El chef que fermentó como panadero
PALABRERÍA
Obrador. Los panaderos de Pa de Kilo, cerca del Macba, ese museo cuya explanada pertenece a los skaters y sus abstracciones, invierten tres días en elaborar la focaccia, con un resultado cercano al colchón y el descanso. Pa de Kilo es un negocio joven, de la Generación Pandemia, abierto en noviembre de 2020 y con una rápida implantación en las mesas de Barcelona. Cuando de forma continua encuentras sus panes en los restaurante, es que algo está sucediendo; y cuando la focaccia día sí y día también tiene un lugar de honor en las cartas, primero en Algrano, a la semana siguiente en Lombo, es que hay que ir al obrador a ver qué pasa y conversar con Oswaldo Brito, el cocinero que fermentó como panadero.
Harina. El trasvase de trabajos es algo común, aunque entre oficios es más difícil porque los oficios requieren de tiempo, entrega y práctica, no así los trabajos, que solo necesitan de cuerpos presentes y, a poder ser, vivos. El de cocinero es un oficio y el de panadero, otro, y saltar del primero al segundo podría ser como patinar sobre harina.
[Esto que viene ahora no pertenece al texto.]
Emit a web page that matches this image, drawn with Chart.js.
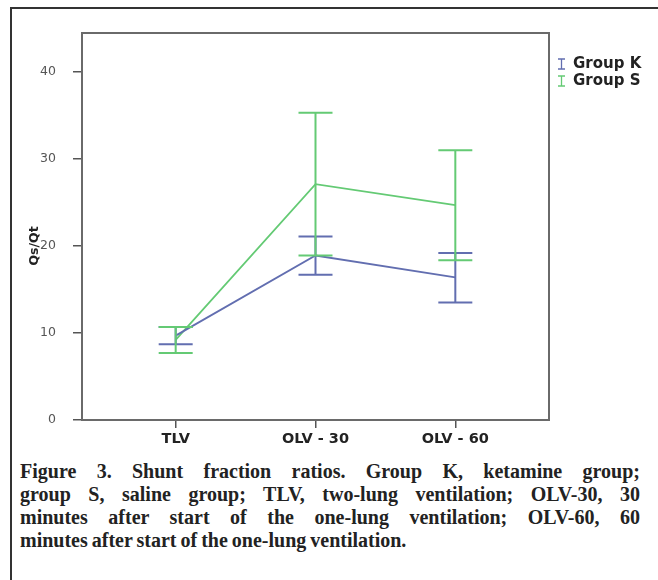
<!DOCTYPE html>
<html>
<head>
<meta charset="utf-8">
<script src="https://cdn.jsdelivr.net/npm/chart.js@4"></script>
<style>
  html, body { margin: 0; padding: 0; background: #fff; }
  body { width: 658px; height: 580px; position: relative; overflow: hidden; }
  #frame {
    position: absolute; left: 10px; top: 7px; width: 700px; height: 600px;
    border-left: 2px solid #333; border-top: 2px solid #333;
  }
  #myChart { position: absolute; left: 0; top: 0; }
  #caption {
    position: absolute; left: 20px; top: 460px; width: 620px;
    font-family: "Liberation Serif", "Times New Roman", serif;
    font-weight: bold; font-size: 20px; line-height: 23px; color: #222;
  }
  #caption .ln { text-align: justify; text-align-last: justify; white-space: nowrap; }
  #caption .ln.last { text-align: left; text-align-last: left; word-spacing: -1px; }
</style>
</head>
<body>
<div id="frame"></div>
<canvas id="myChart" width="658" height="460"></canvas>
<div id="caption">
  <div class="ln">Figure 3. Shunt fraction ratios. Group K, ketamine group;</div>
  <div class="ln">group S, saline group; TLV, two-lung ventilation; OLV-30, 30</div>
  <div class="ln">minutes after start of the one-lung ventilation; OLV-60, 60</div>
  <div class="ln last">minutes after start of the one-lung ventilation.</div>
</div>
<script>
// data
const categories = ["TLV", "OLV - 30", "OLV - 60"];
const groupKMean = [9.7, 18.9, 16.4];
const groupKLow = [8.7, 16.7, 13.5];
const groupKHigh = [10.7, 21.1, 19.2];
const groupSMean = [9.2, 27.1, 24.7];
const groupSLow = [7.7, 18.9, 18.35];
const groupSHigh = [10.7, 35.3, 31.0];
const yTicks = [0, 10, 20, 30, 40];
const yTitle = "Qs/Qt";

const blue = "rgb(98, 110, 176)";
const green = "rgb(100, 202, 116)";
const sans = "'DejaVu Sans', Verdana, sans-serif";

// draw the error bars with the chart's own scales
const errorBars = {
  id: "errorBars",
  afterDatasetsDraw(chart) {
    const ctx = chart.ctx;
    const xs = chart.scales.x;
    const ys = chart.scales.y;
    chart.data.datasets.forEach((ds) => {
      ctx.save();
      ctx.strokeStyle = ds.borderColor;
      ctx.lineWidth = 2;
      ds.low.forEach((lo, i) => {
        const x = xs.getPixelForValue(i);
        const yLo = ys.getPixelForValue(lo);
        const yHi = ys.getPixelForValue(ds.high[i]);
        ctx.beginPath();
        ctx.moveTo(x, yLo);
        ctx.lineTo(x, yHi);
        ctx.moveTo(x - 17, yLo);
        ctx.lineTo(x + 17, yLo);
        ctx.moveTo(x - 17, yHi);
        ctx.lineTo(x + 17, yHi);
        ctx.stroke();
      });
      ctx.restore();
    });
  },
  afterDraw(chart) {
    const ctx = chart.ctx;
    const a = chart.chartArea;
    // plot frame
    ctx.save();
    ctx.strokeStyle = "#6a6a6a";
    ctx.lineWidth = 2;
    ctx.strokeRect(a.left, a.top, a.right - a.left, a.bottom - a.top);
    ctx.restore();

    // y title, SPSS puts it level with the middle tick
    ctx.save();
    ctx.font = "bold 12.5px " + sans;
    ctx.fillStyle = "#222";
    ctx.textAlign = "center";
    ctx.textBaseline = "middle";
    ctx.translate(35, chart.scales.y.getPixelForValue(20));
    ctx.rotate(-Math.PI / 2);
    ctx.fillText(yTitle, 0, 0);
    ctx.restore();

    // legend
    ctx.save();
    ctx.font = "bold 15px " + sans;
    ctx.textBaseline = "middle";
    chart.data.datasets.forEach((ds, i) => {
      const y = 64 + i * 17;
      const x = a.right + 9;
      ctx.strokeStyle = ds.borderColor;
      ctx.lineWidth = 1.3;
      ctx.beginPath();
      ctx.moveTo(x, y - 5);
      ctx.lineTo(x + 7, y - 5);
      ctx.moveTo(x + 3.5, y - 5);
      ctx.lineTo(x + 3.5, y + 5);
      ctx.moveTo(x, y + 5);
      ctx.lineTo(x + 7, y + 5);
      ctx.stroke();
      ctx.fillStyle = "#222";
      ctx.fillText(ds.label, x + 15, y);
    });
    ctx.restore();
  },
};

const chart = new Chart(document.getElementById("myChart").getContext("2d"), {
  type: "line",
  data: {
    datasets: [
      {
        label: "Group K",
        data: groupKMean.map((v, i) => ({ x: i, y: v })),
        low: groupKLow,
        high: groupKHigh,
        borderColor: blue,
        borderWidth: 1.8,
        pointRadius: 0,
        tension: 0,
      },
      {
        label: "Group S",
        data: groupSMean.map((v, i) => ({ x: i, y: v })),
        low: groupSLow,
        high: groupSHigh,
        borderColor: green,
        borderWidth: 1.8,
        pointRadius: 0,
        tension: 0,
      },
    ],
  },
  options: {
    responsive: false,
    animation: false,
    devicePixelRatio: 1,
    layout: { padding: { left: 0, right: 109, top: 33, bottom: 0 } },
    plugins: {
      legend: { display: false },
      tooltip: { enabled: false },
    },
    scales: {
      x: {
        type: "linear",
        min: -0.67,
        max: 2.67,
        afterBuildTicks: (s) => {
          s.ticks = categories.map((c, i) => ({ value: i }));
        },
        afterFit: (s) => {
          s.height = 40;
        },
        ticks: {
          callback: (v) => categories[v],
          font: { family: sans, size: 14.5, weight: "bold" },
          color: "#222",
          padding: 3,
          maxRotation: 0,
        },
        grid: { drawOnChartArea: false, tickLength: 8, color: "#555", lineWidth: 1.5 },
        border: { display: false },
      },
      y: {
        min: 0,
        max: 44.48,
        afterBuildTicks: (s) => {
          s.ticks = yTicks.map((v) => ({ value: v }));
        },
        afterFit: (s) => {
          s.width = 82;
        },
        ticks: {
          font: { family: sans, size: 12.5 },
          color: "#555",
          padding: 17,
        },
        grid: { drawOnChartArea: false, tickLength: 9, color: "#555", lineWidth: 1.5 },
        border: { display: false },
      },
    },
  },
  plugins: [errorBars],
});
</script>
</body>
</html>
Oswaldo, venezolano, se hizo un nombre en Barcelona como copropietario de Mano Rota, trabajó con el fallecido Jean Luc Figueras en los tiempos del canelón de cigalas y fue profesor de Hofmann, una escuela de cocina con un restaurante con estrella, y ya entonces comenzó a indagar sobre ese vehículo que no es solo un antídoto contra el hambre, sino también un cofre en el que las sociedades guardan su memoria.
Miga. En proceso de reconstrucción laboral obligado por la pandemia, se asoció con Jordi Mestre, dueño de Nomad, tostadores de café, y adquirieron la panadería Barcelona-Reykjavik, donde habían vendido migas nórdicas y densas, impacto contrario a la levedad que se busca ahora. Les interesó el horno a gas y esa gran mesa móvil, ya restaurada, que es el centro de operaciones. Con el pastelero Nuño García, panadero en Clan, Madrid, en un proceso similar de reconversión, decidieron todas las fórmulas, que siguen inalterables.
Obsoleto. Una característica de los nuevos panaderos es que se han rebelado contra el horario con sueño: «No trabajamos por la noche porque es innecesario. Es un modelo obsoleto. Comenzamos a las seis de la mañana. Soy cocinero, así que todo está organizado, pautado…». A mediodía, cuando me presento, el obrador está repleto de manos que bolean. En el horno, y durante 75 minutos, la hogaza que da nombre al establecimiento y que es la estrella: harinas blancas e integrales, de trigo y centeno, parte de Francia, parte de Catalunya, «entre 120 y 200 piezas al día», que pesan un kilo y vuelan. Después meterán una porchetta, que servirá para bocadillos. Aquí, claro, se cocina.
Masaje. La focaccia se sitúa en el segundo lugar de apetencias, con harina, agua, aceite, sal y levadura, y un despliegue de pliegues: «Se hacen sobre la mesa para dar la máxima extensibilidad al gluten y fortalecer la masa. Permite que la estructura se mantenga mejor, ya que hay muchas burbujas». Se busca lo aéreo, lo esponjoso, y los ojos. La focaccia te mira. Aunque ahora, en este momento, aún no tiene identidad, no sabe si será chapata o focaccia y solo quedará definida si hay masaje «para desgasificarla». La chapata es una almohada, dice Oswaldo. Ya hablé antes de colchón: estamos en la sección de camas.
Romero. A 230 grados, entre 25 y 30 minutos, hasta aquí, el panadero y, ahora, el cocinero: «Unas llevan puerro, gorgonzola y pera; otras, butifarra, pesto de espinacas y pasas, la idea de unas espinacas a la catalana…». Eso son los toppings, pero también está el dressing: me pierdo, Oswaldo. «El dressing: las pintamos con aceite; este, por ejemplo, lleva romero, alcaparras, ajo, chili, pimentón…». Puede que sea mi focaccia favorita, brillante en rojo y con tomatitos y alcaparras. De unos seis centímetros de altura, masajeada y maqueada, con esos ojos que conquistan.